Something else she said was that I need to be accepting of a variety of feelings (grateful to be out of the hospital AND angry we had to go there again). Sometimes I get so caught up in how I SHOULD feel I feel guilty if I feel something different.
Anyway, sorry to share all my counselor’s insights with you, but hey–I just saved you an hour and $100! I’m hoping you feel better soon and that you can enjoy the grace that God extends to all of us. You are doing a great job with a very difficult situation!
I definitely don’t have it all figured out. I can only imagine your struggles. I think that you feel especially frustrated because your love for them is instinctive, and makes you want to, and feel like you’re meant to, meet their every need. But remember, no matter what mistakes you make, or how inadequate you feel, no one can ever take your place for Simon and Ramona. No one will ever love them in the same way you do. I personally have never experienced such gut-wrenching love for someone as I do for my son. And his love for me is more than enough in return.
Hey, when all else fails, blame it on the moon!
Thinking of you often and hope to call you soon!
With extended love & Prayers.
Trish
Jane,
I am sorry to hear it was one of those days. Everyone has them…some worse than others. Like the others who posted, I think you should cut yourself some slack. If you owe Andy an apology for whatever was said, say you’re sorry, give him a big old hug and move on. I bet there is not a person out there that has not taken it out on someone they love in the heat of the moment. Just my two cents.
I wish you a peaceful and restful evening tonight.
Suzanne
Dear Jane
Oh, wow…girl, this is motherhood. It’s the seedy underbelly of motherhood but yet, that is the condition. I wish I had some words of wisdom aside from this; This is a moment and it may feel like a forever moment. It will pass and the next moment may feel like heaven and it will be a fleeting moment, perhaps.
And the next day you will have these moments here and again, up and down and the requirement will be that you deny yourself and fill the cup of milk or find a way to “make happen” whatever needs to happen to make life work.

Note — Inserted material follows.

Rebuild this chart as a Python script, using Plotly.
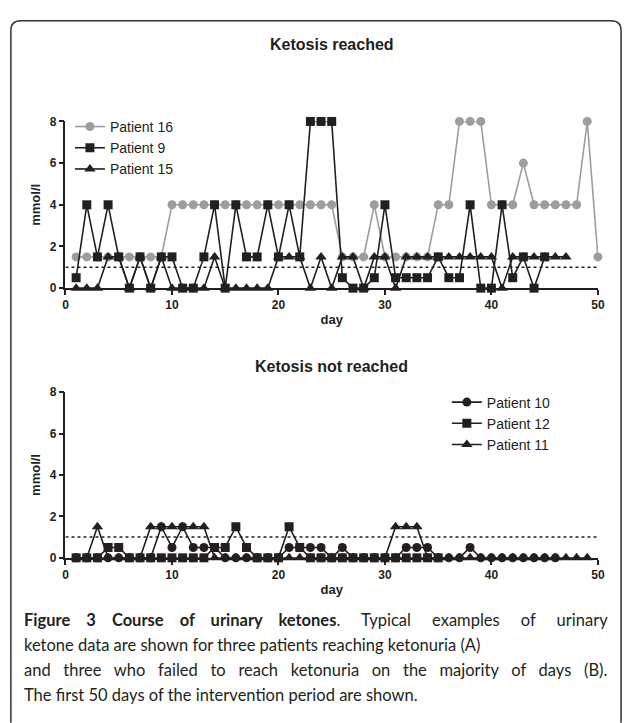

Yes, I think you have an awful lot of added stress and difficulty…AND…the condition is the same. You have chosen motherhood and this is the territory…and it is wonderful and terrifying and exhausting. In the end, I promise it is worthwhile and you are enough.

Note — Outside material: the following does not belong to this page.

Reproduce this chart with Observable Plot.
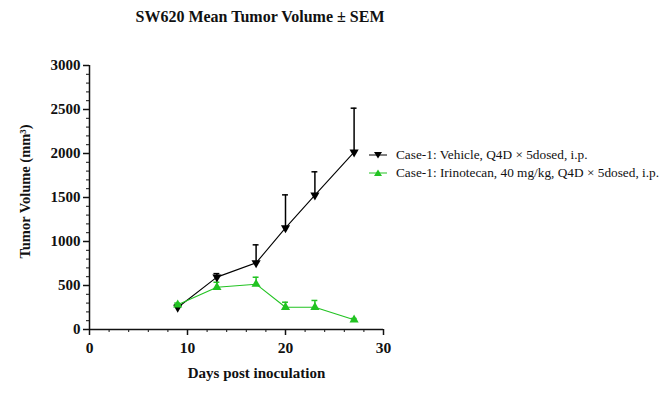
<!DOCTYPE html>
<html>
<head>
<meta charset="utf-8">
<script src="https://cdn.jsdelivr.net/npm/d3@7"></script>
<script src="https://cdn.jsdelivr.net/npm/@observablehq/plot@0.6"></script>
<style>
  html, body { margin: 0; padding: 0; background: #fff; }
  #wrap { position: relative; width: 667px; height: 411px; font-family: "Liberation Serif", "Times New Roman", serif; }
  #title { position: absolute; top: 8px; left: 0; width: 520px; text-align: center; font-weight: bold; font-size: 16px; color: #111; }
  #legend { position: absolute; left: 368px; top: 146px; font-size: 13.3px; color: #111; }
  .row { display: flex; align-items: center; height: 18px; white-space: nowrap; }
  .row svg { margin-right: 8px; }
</style>
</head>
<body>
<div id="wrap">
  <div id="title">SW620 Mean Tumor Volume ± SEM</div>
  <div id="chart"></div>
  <div id="legend"></div>
</div>
<script>
// Study days and group means / SEM (mm³)
const days = [9, 13, 17, 20, 23, 27];
const vehicleMean = [250, 595, 757, 1155, 1526, 2015];
const vehicleSem = [30, 40, 205, 375, 266, 500];
const irinoMean = [280, 480, 515, 253, 253, 110];
const irinoSem = [20, 57, 79, 57, 77, 15];
const groups = [
  "Case-1: Vehicle, Q4D × 5dosed, i.p.",
  "Case-1: Irinotecan, 40 mg/kg, Q4D × 5dosed, i.p."
];
const colors = ["#000000", "#22c322"];
const yTicks = [0, 500, 1000, 1500, 2000, 2500, 3000];
const xTicks = [0, 10, 20, 30];
const xLabel = "Days post inoculation";
const yLabel = "Tumor Volume (mm³)";

const rows = [];
days.forEach((d, i) => rows.push({group: groups[0], day: d, mean: vehicleMean[i], sem: vehicleSem[i]}));
days.forEach((d, i) => rows.push({group: groups[1], day: d, mean: irinoMean[i], sem: irinoSem[i]}));

const color = {domain: groups, range: colors};
const serif = "Liberation Serif, Times New Roman, serif";

const chart = Plot.plot({
  width: 667,
  height: 411,
  marginLeft: 89,
  marginRight: 284,
  marginTop: 65,
  marginBottom: 82,
  style: {fontFamily: serif, background: "white", color: "#111"},
  x: {domain: [0, 30]},
  y: {domain: [0, 3000]},
  color,
  marks: [
    // minor ticks
    Plot.axisY({ticks: d3.range(0, 3001, 100), tickSize: 3, text: null, strokeWidth: 1, label: null}),
    Plot.axisX({ticks: d3.range(0, 31, 2), tickSize: 3, text: null, strokeWidth: 1, label: null}),
    // major ticks and labels
    Plot.axisY({ticks: yTicks, tickFormat: d => String(d), tickSize: 6, tickPadding: 3, strokeWidth: 1.5,
      fontSize: 15, fontWeight: "bold", label: null}),
    Plot.axisX({ticks: xTicks, tickFormat: d => String(d), tickSize: 6, tickPadding: 6, strokeWidth: 1.5,
      fontSize: 15.5, fontWeight: "bold", label: null}),
    // axis titles
    Plot.text([xLabel], {text: d => d, frameAnchor: "bottom", dx: 20, dy: 44, lineAnchor: "middle",
      fontSize: 15, fontWeight: "bold"}),
    Plot.text([yLabel], {text: d => d, frameAnchor: "left", dx: -64, dy: -6, rotate: -90, textAnchor: "middle",
      lineAnchor: "middle", fontSize: 14.5, fontWeight: "bold"}),
    Plot.ruleX([0], {y1: 0, y2: 3000, strokeWidth: 1.5}),
    Plot.ruleY([0], {x1: 0, x2: 30, strokeWidth: 1.5}),
    // upward SEM bars with caps
    Plot.ruleX(rows, {x: "day", y1: "mean", y2: d => d.mean + d.sem, stroke: "group", strokeWidth: 1.5}),
    Plot.ruleY(rows, {y: d => d.mean + d.sem, x1: d => d.day - 0.3, x2: d => d.day + 0.3, stroke: "group", strokeWidth: 1.5}),
    // connecting lines
    Plot.line(rows, {x: "day", y: "mean", z: "group", stroke: "group", strokeWidth: 1.1}),
    // markers: vehicle points down, irinotecan points up
    Plot.dot(rows.filter(d => d.group === groups[0]), {x: "day", y: "mean", symbol: "triangle", r: 3.4, rotate: 180, fill: colors[0], stroke: "none"}),
    Plot.dot(rows.filter(d => d.group === groups[1]), {x: "day", y: "mean", symbol: "triangle", r: 3.4, fill: colors[1], stroke: "none"})
  ]
});
document.getElementById("chart").appendChild(chart);

// legend
const legend = d3.select("#legend");
groups.forEach((g, i) => {
  const row = legend.append("div").attr("class", "row");
  const s = row.append("svg").attr("width", 20).attr("height", 12);
  s.append("line").attr("x1", 1).attr("x2", 19).attr("y1", 6).attr("y2", 6).attr("stroke", colors[i]).attr("stroke-width", 1);
  const up = i === 1;
  s.append("path")
    .attr("d", up ? "M10,2.5L14,9L6,9Z" : "M10,9.5L14,3L6,3Z")
    .attr("fill", colors[i]);
  row.append("span").text(g);
});
</script>
</body>
</html>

I love you, dear Jane…you are so very loved…whatever may come-
ang
just a short entry and answer to your question. yes, i think you should extend yourself the same grace and love and goodness that you extend to ramona, simon, andy, and those of us blessed to know you. sarah
Dear Jane:
Reading your post reminded me of a quote that I read earlier this year…
“We can do no great things;
only small things with great love.”
Hope that this helps you get through the weekend. Keep smiling and God bless!